Apple fans are back out in force believing that with an end to its production and stock issues in sight, and the stock still some 15% off its all-time high, the tech giant is a buying opportunity.
It has been a roller coaster year for Apple both in corporate and stock market terms after the company proved itself able to power on after the death of Steve Jobs.
On the face of it all is well, with its share price up 38.97% year-to-date and the company having paid its first dividend since 1995 back in July.
But this has not been straight line growth, masking the fact the company has issued a profit warning and its share price has suffered two sharp drawdowns this year.
The media frenzy back in April on the possibility of Apple’s share price hitting $1,000 seems somewhat fanciful.
Bullish notes from analysts Brian White of Topeka Capital Markets and Piper Jaffray’s Gene Muster saw both back the firm’s share price to reach four digits, with White predicting by the year-end and Muster by 2014.
This now seems a bit of a distant memory. After suffering a 16% correction during the second quarter, blamed variously on rumours of a cheaper version of the iPad being launched or just a ‘pause for breath’, Apple powered on to reach an all-time high of $702.10 on 19 September.
Roll on six weeks, and lower than expected fourth quarter iPad sales, an underwhelming iPad Mini launch and production problems at Taiwan-based supplier FoxConn led the stock to suffer its worst drawdown of the year. It fell 18.58% on a trailing price/earnings (P/E) basis and the stock hit its lowest point in a decade.
Apple has bounced back from its mid-month lows, up 8.73% from its 15 November bottom, but remains -15.42% down over three months, which Piper Jaffray’s seemingly ever-bullish Muster is calling a buying opportunity.
He points to a marked improvement in the company’s stock of iPhone 5s across different networks ahead of the key holiday season. Improving the availability of the iPhone was a crucial issue holding the firm’s share price back, he said, pointing out that iPhone sales accounted for 53% of Apple’s earnings in the fourth quarter last year.
‘AT&T and Verizon have shown dramatic improvements in availability, while Sprint has maintained consistent availability,’ he said.
‘Our checks indicated that Sprint phones were in stock at 92% of Apple Stores, AT&T was available at 82% of stores and Verizon at 72% of stores. Additionally, we note that wait times for online phone orders dropped to two weeks.’
iPad Mini’s prospects
Bolko Hohaus, manager of the Lombard Odier Technology fund, also believes concerns about the iPad mini are overdone and that it can go on to be a big hit, while not necessarily cannibalising its existing business lines.
‘The iPad Mini launch did little to halt the near-term pessimism around Apple shares. Nonetheless, in our view, the Mini could be part of an interesting trend in consumer tech, and be one of the hit products of 2013,’ he said.

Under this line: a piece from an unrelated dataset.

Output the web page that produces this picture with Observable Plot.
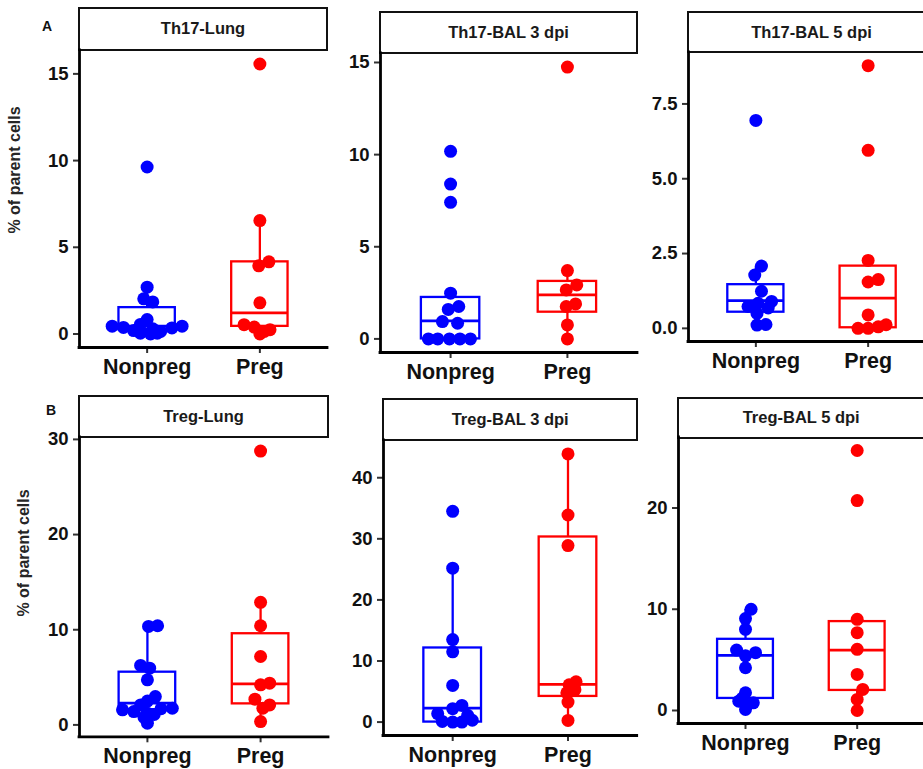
<!DOCTYPE html>
<html><head><meta charset="utf-8">
<script src="https://cdn.jsdelivr.net/npm/d3@7"></script>
<script src="https://cdn.jsdelivr.net/npm/@observablehq/plot@0.6"></script>
<style>
body{margin:0;background:#fff;}
#root{position:relative;width:923px;height:769px;overflow:hidden;font-family:"Liberation Sans",Arial,sans-serif;background:#fff;}
.strip{position:absolute;box-sizing:border-box;border:2.6px solid #111;background:#fff;display:flex;align-items:center;justify-content:center;font-weight:bold;font-size:16.5px;color:#1a1a1a;}
.panel{position:absolute;}
.ytitle{position:absolute;transform:translate(-50%,-50%) rotate(-90deg);white-space:nowrap;font-weight:bold;font-size:16px;color:#262626;}
.tag{position:absolute;transform:translate(-50%,-50%);font-weight:bold;font-size:14px;color:#111;}
</style></head>
<body><div id="root"></div>
<script>
const groups = ["Nonpreg", "Preg"];
const groupColors = ["#0000FF", "#FF0000"];

// Th17-Lung
const th17LungNonpreg    = [9.63, 2.70, 2.03, 1.85, 0.83, 0.55, 0.45, 0.45, 0.38, 0.35, 0.20, 0.15, 0.05, 0.00, 0.05, 0.30];
const th17LungNonpregJit = [0, 0, -0.03, 0.05, 0, -0.06, -0.31, 0.31, -0.21, 0.22, -0.12, 0.12, -0.06, 0.03, 0.09, 0.05];
const th17LungNonpregBox = [0, 0.25, 0.45, 1.52, 2.70];
const th17LungPreg       = [15.57, 6.54, 4.16, 3.93, 1.80, 0.54, 0.40, 0.25, 0.15, 0.00];
const th17LungPregJit    = [0, 0, 0.08, -0.01, 0, -0.14, -0.05, 0.09, 0.04, 0];
const th17LungPregBox    = [0, 0.44, 1.22, 4.16, 6.54];

// Th17-BAL 3 dpi
const th17Bal3Nonpreg    = [10.18, 8.40, 7.41, 2.48, 1.76, 1.60, 0.94, 0.85, 0, 0, 0, 0, 0];
const th17Bal3NonpregJit = [0, 0, 0, 0, 0.07, -0.02, -0.07, 0.06, -0.19, -0.11, -0.01, 0.08, 0.17];
const th17Bal3NonpregBox = [0, 0, 0.98, 2.25, 2.48];
const th17Bal3Preg       = [14.75, 3.71, 2.93, 2.66, 1.90, 1.76, 0.76, 0];
const th17Bal3PregJit    = [0, 0, 0.08, -0.01, 0.07, -0.01, 0, 0];
const th17Bal3PregBox    = [0, 1.45, 2.39, 3.12, 3.71];

// Th17-BAL 5 dpi
const th17Bal5Nonpreg    = [6.95, 2.08, 1.78, 1.24, 0.90, 0.84, 0.73, 0.68, 0.50, 0.11, 0.13];
const th17Bal5NonpregJit = [0, 0.05, -0.01, 0.05, 0.14, 0.02, -0.07, 0.11, 0.01, 0.01, 0.09];
const th17Bal5NonpregBox = [0.11, 0.54, 0.93, 1.46, 2.08];
const th17Bal5Preg       = [8.78, 5.95, 2.27, 1.63, 1.55, 0.45, 0.12, 0.05, 0.00, 0.00];
const th17Bal5PregJit    = [0, 0, 0, 0.09, 0, 0, 0.16, 0.09, 0, -0.09];
const th17Bal5PregBox    = [0, 0.02, 1.01, 2.08, 2.27];

// Treg-Lung
const tregLungNonpreg    = [10.42, 10.35, 6.25, 5.96, 4.74, 2.98, 2.50, 2.10, 1.75, 1.70, 1.58, 1.40, 1.23, 1.10, 0.80, 0.18];
const tregLungNonpregJit = [0.09, 0.01, -0.06, 0.02, 0, 0.07, 0, -0.06, 0.22, 0.12, -0.22, -0.12, 0, 0.06, -0.03, 0];
const tregLungNonpregBox = [0.18, 1.60, 2.28, 5.54, 10.42];
const tregLungPreg       = [28.77, 12.88, 10.42, 7.19, 4.39, 4.21, 2.70, 2.10, 1.75, 0.35];
const tregLungPregJit    = [0, 0, 0, 0, 0.08, 0, -0.05, 0.08, 0.02, 0];
const tregLungPregBox    = [0.35, 2.21, 4.32, 9.58, 12.88];

// Treg-BAL 3 dpi
const tregBal3Nonpreg    = [34.5, 25.2, 13.5, 11.5, 6.0, 2.73, 2.19, 1.37, 1.1, 0.3, 0.1, 0.0, 0.0];
const tregBal3NonpregJit = [0, 0, 0, 0, 0, 0.08, 0, -0.13, 0.13, 0.17, -0.09, 0, 0.08];
const tregBal3NonpregBox = [0, 0, 2.3, 12.13, 25.2];
const tregBal3Preg       = [43.9, 33.9, 28.9, 6.6, 6.1, 5.3, 4.8, 3.28, 0.27];
const tregBal3PregJit    = [0, 0, 0, 0.07, 0.01, 0.06, -0.01, 0, 0];
const tregBal3PregBox    = [0.27, 4.2, 6.17, 30.3, 43.9];

// Treg-BAL 5 dpi
const tregBal5Nonpreg    = [10.0, 9.08, 8.02, 5.97, 5.71, 5.4, 4.22, 1.75, 1.2, 0.92, 0.76, 0.5, 0.1];
const tregBal5NonpregJit = [0.05, 0, 0, -0.08, 0.09, 0, 0, 0, -0.03, -0.06, 0.07, 0.01, 0];
const tregBal5NonpregBox = [0.1, 1.19, 5.45, 7.03, 10.0];
const tregBal5Preg       = [25.68, 20.73, 9.0, 7.69, 6.04, 3.56, 2.08, 1.09, 0.0];
const tregBal5PregJit    = [0, 0, 0, 0, 0, 0, 0.05, 0, 0];
const tregBal5PregBox    = [0, 1.98, 5.97, 8.78, 9.0];

// tick values per panel
const th17LungTicks = [0, 5, 10, 15];
const th17Bal3Ticks = [0, 5, 10, 15];
const th17Bal5Ticks = [0, 2.5, 5, 7.5];
const tregLungTicks = [0, 10, 20, 30];
const tregBal3Ticks = [0, 10, 20, 30, 40];
const tregBal5Ticks = [0, 10, 20];

const titles = ["Th17-Lung", "Th17-BAL 3 dpi", "Th17-BAL 5 dpi", "Treg-Lung", "Treg-BAL 3 dpi", "Treg-BAL 5 dpi"];
const yTitle = "% of parent cells";

const panels = [
  {title: titles[0], vals: [th17LungNonpreg, th17LungPreg], jit: [th17LungNonpregJit, th17LungPregJit], box: [th17LungNonpregBox, th17LungPregBox], ticks: th17LungTicks, fmt: d3.format("d"),
   L: 79, R: 327, T: 50, B: 347, S: 8},
  {title: titles[1], vals: [th17Bal3Nonpreg, th17Bal3Preg], jit: [th17Bal3NonpregJit, th17Bal3PregJit], box: [th17Bal3NonpregBox, th17Bal3PregBox], ticks: th17Bal3Ticks, fmt: d3.format("d"),
   L: 380, R: 637, T: 52.7, B: 351.7, S: 12},
  {title: titles[2], vals: [th17Bal5Nonpreg, th17Bal5Preg], jit: [th17Bal5NonpregJit, th17Bal5PregJit], box: [th17Bal5NonpregBox, th17Bal5PregBox], ticks: th17Bal5Ticks, fmt: d3.format(".1f"),
   L: 688, R: 935, T: 51.7, B: 340.7, S: 12.7},
  {title: titles[3], vals: [tregLungNonpreg, tregLungPreg], jit: [tregLungNonpregJit, tregLungPregJit], box: [tregLungNonpregBox, tregLungPregBox], ticks: tregLungTicks, fmt: d3.format("d"),
   L: 79, R: 328, T: 436.7, B: 736, S: 396},
  {title: titles[4], vals: [tregBal3Nonpreg, tregBal3Preg], jit: [tregBal3NonpregJit, tregBal3PregJit], box: [tregBal3NonpregBox, tregBal3PregBox], ticks: tregBal3Ticks, fmt: d3.format("d"),
   L: 383.3, R: 637, T: 440, B: 735, S: 399.3},
  {title: titles[5], vals: [tregBal5Nonpreg, tregBal5Preg], jit: [tregBal5NonpregJit, tregBal5PregJit], box: [tregBal5NonpregBox, tregBal5PregBox], ticks: tregBal5Ticks, fmt: d3.format("d"),
   L: 678.3, R: 924, T: 437.3, B: 723.3, S: 398.3}
];

const root = document.getElementById("root");
const mL = 60, mR = 8, mT = 8, mB = 46;
const boxHalf = 0.25;

for (const p of panels) {
  // strip
  const s = document.createElement("div");
  s.className = "strip";
  s.style.left = (p.L - 1.3) + "px";
  s.style.top = (p.S - 1.3) + "px";
  s.style.width = (p.R - p.L + 2.6) + "px";
  s.style.height = (p.T - p.S + 2.6) + "px";
  s.textContent = p.title;
  root.appendChild(s);

  const points = [];
  p.vals.forEach((arr, gi) => arr.forEach((v, i) => points.push({g: groups[gi], gi, x: gi + 1 + p.jit[gi][i], y: v})));
  const stats = p.box.map((b, gi) => ({g: groups[gi], gi, x: gi + 1, lo: b[0], q1: b[1], med: b[2], q3: b[3], hi: b[4]}));
  const all = points.map(d => d.y);
  const ymin = d3.min(all), ymax = d3.max(all), pad = (ymax - ymin) * 0.05;
  const y0 = ymin - pad, y1 = ymax + pad;
  const width = (p.R - p.L) + mL + mR;
  const height = (p.B - p.T) + mT + mB;

  const chart = Plot.plot({
    width, height, marginLeft: mL, marginRight: mR, marginTop: mT, marginBottom: mB,
    x: {domain: [0.4, 2.6]},
    y: {domain: [y0, y1]},
    color: {domain: groups, range: groupColors},
    style: {fontFamily: '"Liberation Sans", Arial, sans-serif', fontWeight: "bold", background: "transparent", overflow: "visible"},
    marks: [
      Plot.axisY({ticks: p.ticks, tickFormat: p.fmt, tickSize: 6, tickPadding: 5, fontSize: 18.5, fontWeight: "bold", fill: "#111", stroke: "#333", strokeWidth: 2, label: null}),
      Plot.axisX({ticks: [1, 2], tickFormat: d => groups[d - 1], tickSize: 6, tickPadding: 5, fontSize: 21.5, fontWeight: "bold", fill: "#111", stroke: "#333", strokeWidth: 2, label: null}),
      Plot.ruleX(stats, {x: "x", y1: "q3", y2: "hi", stroke: "g", strokeWidth: 2.3}),
      Plot.ruleX(stats, {x: "x", y1: "lo", y2: "q1", stroke: "g", strokeWidth: 2.3}),
      Plot.rect(stats, {x1: d => d.x - boxHalf, x2: d => d.x + boxHalf, y1: "q1", y2: "q3", fill: "white", stroke: "g", strokeWidth: 2.3}),
      Plot.ruleY(stats, {x1: d => d.x - boxHalf, x2: d => d.x + boxHalf, y: "med", stroke: "g", strokeWidth: 2.8}),
      Plot.dot(points, {x: "x", y: "y", r: 6.5, fill: "g", stroke: null}),
      Plot.ruleX([0.4], {stroke: "#000", strokeWidth: 2.8, strokeLinecap: "square"}),
      Plot.ruleY([y0], {stroke: "#000", strokeWidth: 2.8, strokeLinecap: "square"})
    ]
  });
  chart.classList.add("panel");
  chart.style.left = (p.L - mL) + "px";
  chart.style.top = (p.T - mT) + "px";
  root.appendChild(chart);
}

// y titles and panel tags
function addDiv(cls, text, x, y) {
  const d = document.createElement("div");
  d.className = cls; d.textContent = text;
  d.style.left = x + "px"; d.style.top = y + "px";
  root.appendChild(d);
}
addDiv("ytitle", yTitle, 15, 170);
addDiv("ytitle", yTitle, 24, 553);
addDiv("tag", "A", 47, 26);
addDiv("tag", "B", 51, 410);
</script>
</body></html>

‘At first sight, there appears little to get excited about. The Mini is largely the same package as an iPad2, in a smaller form factor with a smaller screen, which isn’t even one of the super high-definition “retina” displays you get on the newer, big iPad.
‘Similarly, the new 7” Kindle Fire from Amazon, and Google and Asustek’s Nexus 7, are just smaller versions of larger Android tablets. Compared to the other new kid on the tablet block, Microsoft’s Surface, with its distinctive and innovative keyboard cover, prima facie these tablets are distinctly “low rent”.
‘That, however, is the point. Price: Amazon and Google’s offerings start at $199, the Mini at $329. And when you look closely you can see you are getting quite a lot for your money.’
He said the Mini has excellent build quality, is thinner than even the latest iPhone, with an attractive aluminium case and a larger screen than its rivals, yet not so large it won’t fit in a pocket. It also has a large memory and could go on to be one of the best-selling versions of the iPad.
Andy Zaky, a fund manager at Bullish Cross Asset Management, backs Apple to deliver three more years of ‘explosive growth’ and then another three to five years of ‘moderate growth.
A long-term backer who has traded in and out of the stock, he is backing it currently, noting: ‘If Apple merely just remained at this current price level, it would have its entire market cap in cash over the next four years,’ raising the prospect of strong dividend growth and potential special payouts.
It seems the nay-sayers about Apple are thin on the ground, but Seabreeze Capital, a US-based hedge fund, has turned negative, warning of growing competition in all of its core markets.
‘Apple’s stock is cheap on a P/E basis but arguably very expensive on price to sales at 4.4x and a total absolute market capitalisation basis at $625 billion,’ the group said.